Der Grund, weshalb ich vor zwei Jahren aus den USA nach Frankfurt gezogen bin war mein Ehemann, er ist Deutscher. Bevor ich ihn kennen lernte, habe ich für die Marketing Abteilung der „Miss Universe“ Organisation in den Vereinigten Staaten gearbeitet. Studiert hatte ich davor den Bachelorstudiengang „Government and Politics“ an der Universität von Maryland. Als ich nach Deutschland kam fand ich, es sei Zeit mich neu zu orientieren, und habe dann das M.C.B.L. Programm der Universität Mannheim entdeckt. Weil ich mich schon immer für Jura interessiert habe, fand ich das Programm sehr passend und habe im September 2016 das Studium begonnen.
Ich war „Miss Maryland USA“ 2011, habe 2012 den Wettbewerb zur „Miss District Columbia“ gewonnen, und ich habe 2014 die Vereinigten Staaten bei „Miss Supranational“ in Polen repräsentiert. Ich würde sagen, dass mir diese Wettbewerbe interkulturelle Erfahrungen ermöglicht haben. Beim „Miss Supranational“ kamen die Teilnehmenden aus der ganzen Welt und ich musste mit ihren sehr unterschiedlichen Persönlichkeiten und Kulturen umgehen. Aber auch beim Wettbewerb zur „Miss USA“ hatten die Kandidatinnen unterschiedliche soziale Hintergründe, was nicht immer einfach war. Dadurch habe ich aber auch gelernt, mich auf Menschen einzulassen. Das war für das M.C.B.L. Programm mit seinen Studierenden von sechs Kontinenten sehr wichtig.
Die akademische Struktur in beiden Ländern ist sehr unterschiedlich. In den USA wird man als Student zu Beginn „fest an die Hand genommen“, wie ich es nenne. Das heißt, dass neue Studierende an ihrem ersten Tag häufig einen Mitarbeiter zugeteilt bekommen, der ihnen eine detaillierte Campustour und Unibeschreibung gibt und sie zu ihren Kursräumen bringt. In Deutschland ist das anders; hier wird von den Studierenden erwartet, dass sie erwachsen genug sind, um diese Dinge selbst herauszufinden. Dadurch, dass ich bei Studienbeginn schon etwas älter war, war die Umstellung etwas leichter für mich. Aber für die jüngeren amerikanischen Studierenden war das, glaube ich, etwas schwieriger. Mir ist außerdem aufgefallen, dass die Beziehung zwischen Professor*innen und Studierenden in Mannheim sehr entspannt war. Es lag vielleicht auch daran, dass ich hier im Master studiert habe, aber ich habe mich mit sehr viel Respekt behandelt gefühlt.
Was ich besonders mochte, war die Möglichkeit, Menschen ganz unterschiedlicher Herkunft kennen zu lernen.
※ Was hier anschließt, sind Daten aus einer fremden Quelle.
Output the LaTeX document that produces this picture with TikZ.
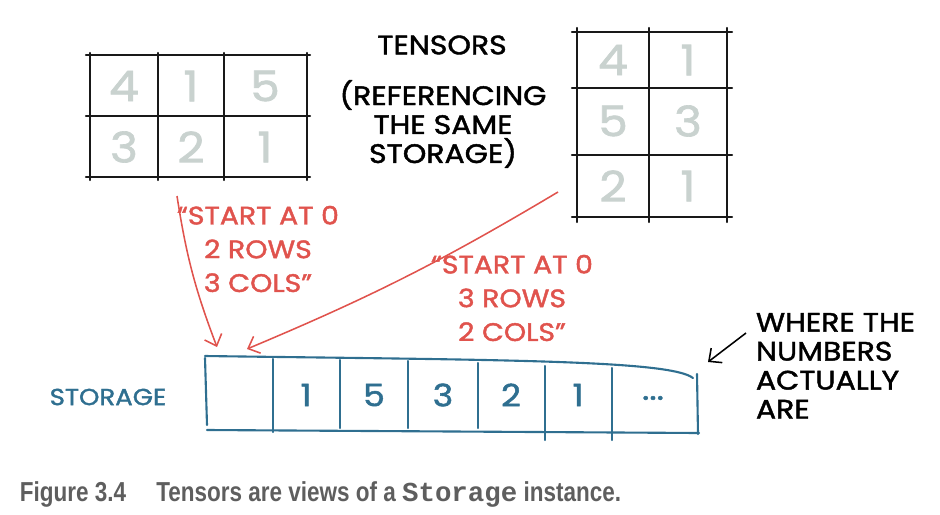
\documentclass[tikz,border=0pt]{standalone}
\usepackage{fontspec}
\setmainfont{Poppins}
\setmonofont{Liberation Mono}
\newfontfamily\handfont[FakeStretch=1.12,FakeBold=1.6]{Poppins}
\newfontfamily\capfont[FakeStretch=0.82]{Liberation Sans}
\usetikzlibrary{arrows.meta}
\definecolor{inkred}{HTML}{E0534D}
\definecolor{inkblue}{HTML}{2F6F90}
\definecolor{digitgray}{HTML}{C9D2CF}
\definecolor{capgray}{HTML}{5E5E5E}
\tikzstyle{gridline}=[line width=1.7pt,black!90,line cap=round]
\tikzstyle{digit}=[font=\handfont\fontsize{30}{30}\selectfont,text=digitgray]
\tikzstyle{storeline}=[line width=1.5pt,inkblue,line cap=round]
\tikzstyle{cell}=[font=\handfont\fontsize{22}{22}\selectfont,text=inkblue]
\tikzstyle{hand}=[font=\handfont\fontsize{19}{20.6}\selectfont,align=center]
\tikzstyle{note}=[hand,text=inkred,font=\handfont\fontsize{18}{24}\selectfont]
\tikzstyle{pointer}=[draw,inkred,line width=1.1pt,-{Straight Barb[length=7pt,width=13pt]}]

\begin{document}
\begin{tikzpicture}[x=0.025cm, y=-0.025cm]
    \useasboundingbox (0,0) rectangle (940,514);

    % tensor with 2 rows, 3 cols
    \foreach \x in {90,158,224,307}
        \draw[gridline] (\x,53) -- (\x,180);
    \foreach \y in {55,116,177}
        \draw[gridline] (86,\y) -- (310,\y);
    \foreach \pos/\name/\val in {{(124,86)/la/4}, {(191,86)/lb/1}, {(265,86)/lc/5},
                                 {(124,147)/ld/3}, {(191,147)/le/2}, {(265,147)/lf/1}}
        \node[digit] (\name) at \pos {\val};

    % tensor with 3 rows, 2 cols
    \foreach \x in {577,649,727}
        \draw[gridline] (\x,28) -- (\x,222);
    \foreach \y in {32,88,155,217}
        \draw[gridline] (572,\y) -- (732,\y);
    \foreach \pos/\name/\val in {{(613,60)/ra/4}, {(688,60)/rb/1}, {(613,121)/rc/5},
                                 {(688,121)/rd/3}, {(613,186)/re/2}, {(688,186)/rf/1}}
        \node[digit] (\name) at \pos {\val};

    \node[hand] (tensors) at (442,45) {TENSORS};
    \node[hand] (sameref) at (443,124) {(REFERENCING\\THE SAME\\STORAGE)};

    % storage
    \draw[storeline] (205,356) .. controls (500,360) and (670,360) .. (693,378);
    \draw[storeline] (205,358) -- (207,425);
    \draw[storeline] (697,374) -- (698,434);
    \draw[storeline] (207,430) -- (699,433);
    \foreach \x/\yt/\yb in {273/359/432, 340/360/428, 408/361/428, 478/363/428, 545/366/440, 612/368/440}
        \draw[storeline] (\x,\yt) -- (\x,\yb);

    \node (s0) at (239,395) {};
    \foreach \pos/\name/\val in {{(306,395)/s1/1}, {(374,395)/s2/5}, {(443,395)/s3/3},
                                 {(511,395)/s4/2}, {(578,395)/s5/1}}
        \node[cell] (\name) at \pos {\val};
    \node[cell] (s6) at (653,398) {...};
    \node[hand,text=inkblue,font=\handfont\fontsize{16.5}{17}\selectfont] (storage) at (108,397) {STORAGE};

    % views
    \node[note] (view1) at (258,249) {“START AT 0\\2 ROWS\\3 COLS”};
    \node[note] (view2) at (512,298) {“START AT 0\\3 ROWS\\2 COLS”};
    \coordinate (from1) at (177,196);
    \coordinate (from2) at (558,192);
    \coordinate (hit1) at ([shift={(-22,-48)}]s0.center);
    \coordinate (hit2) at ([shift={(8,-46)}]s0.center);
    \draw[pointer] (from1) to[bend right=6] (hit1);
    \draw[pointer] (from2) to[bend left=4] (hit2);

    \node[hand,align=left,anchor=north west] (where) at (751,308) {WHERE THE\\NUMBERS\\ACTUALLY\\ARE};
    \coordinate (tail) at (746,333);
    \coordinate (tip) at (708,362);
    \draw[pointer,black] (tail) -- (tip);

    \node[anchor=base west,text=capgray,font=\capfont\bfseries\fontsize{19.5}{22}\selectfont] (caption) at (15,501)
        {Figure 3.4\hspace{1.1em}Tensors are views of a {\ttfamily Storage} instance.};
\end{tikzpicture}
\end{document}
In den USA lebt man manchmal wie in einer Blase und hat nicht viel mit Leuten außerhalb der eigenen Kultur zu tun. In Mannheim habe ich zusammen mit Studierenden aus Afghanistan, der Dominikanischen Republik und China studiert, die alle verschiedene Kulturen und Lernweisen mitgebracht haben. Das war sehr bereichernd für mich und ich habe gute Freund*innen gefunden. In ein fremdes Land zu ziehen, bedeutet ganz neu anzufangen: Freund*innen finden und eine andere Sprache lernen. Das kann schwierig sein, wenn man, wie ich, fast 30 Jahre alt ist, aber das MCBL Programm hat mir dabei geholfen. Ich hatte eine tolle Zeit an der Universität Mannheim und finde es schade, dass ich meinen Master nun schon beendet habe.
Was meine Zukunft angeht, versuche ich, offen zu bleiben. Es kommt mir so vor, als gestalte sich die Jobsuche in Deutschland für die meisten Leute aus anderen Ländern aufgrund der Sprache eher schwierig. Ich hoffe, dass ich entweder im juristischen Bereich oder als Journalistin eine Arbeit finden kann, zum Beispiel als politische Korrespondentin mit juristischem Fokus. In Deutschland zu leben gefällt mir, aber ich werde meine Heimat natürlich immer vermissen. Deshalb kann mein Ehemann vielleicht irgendwann auch einmal versuchen, in den USA zu leben. Aber erstmal werden wir weiter unser Leben in Frankfurt genießen.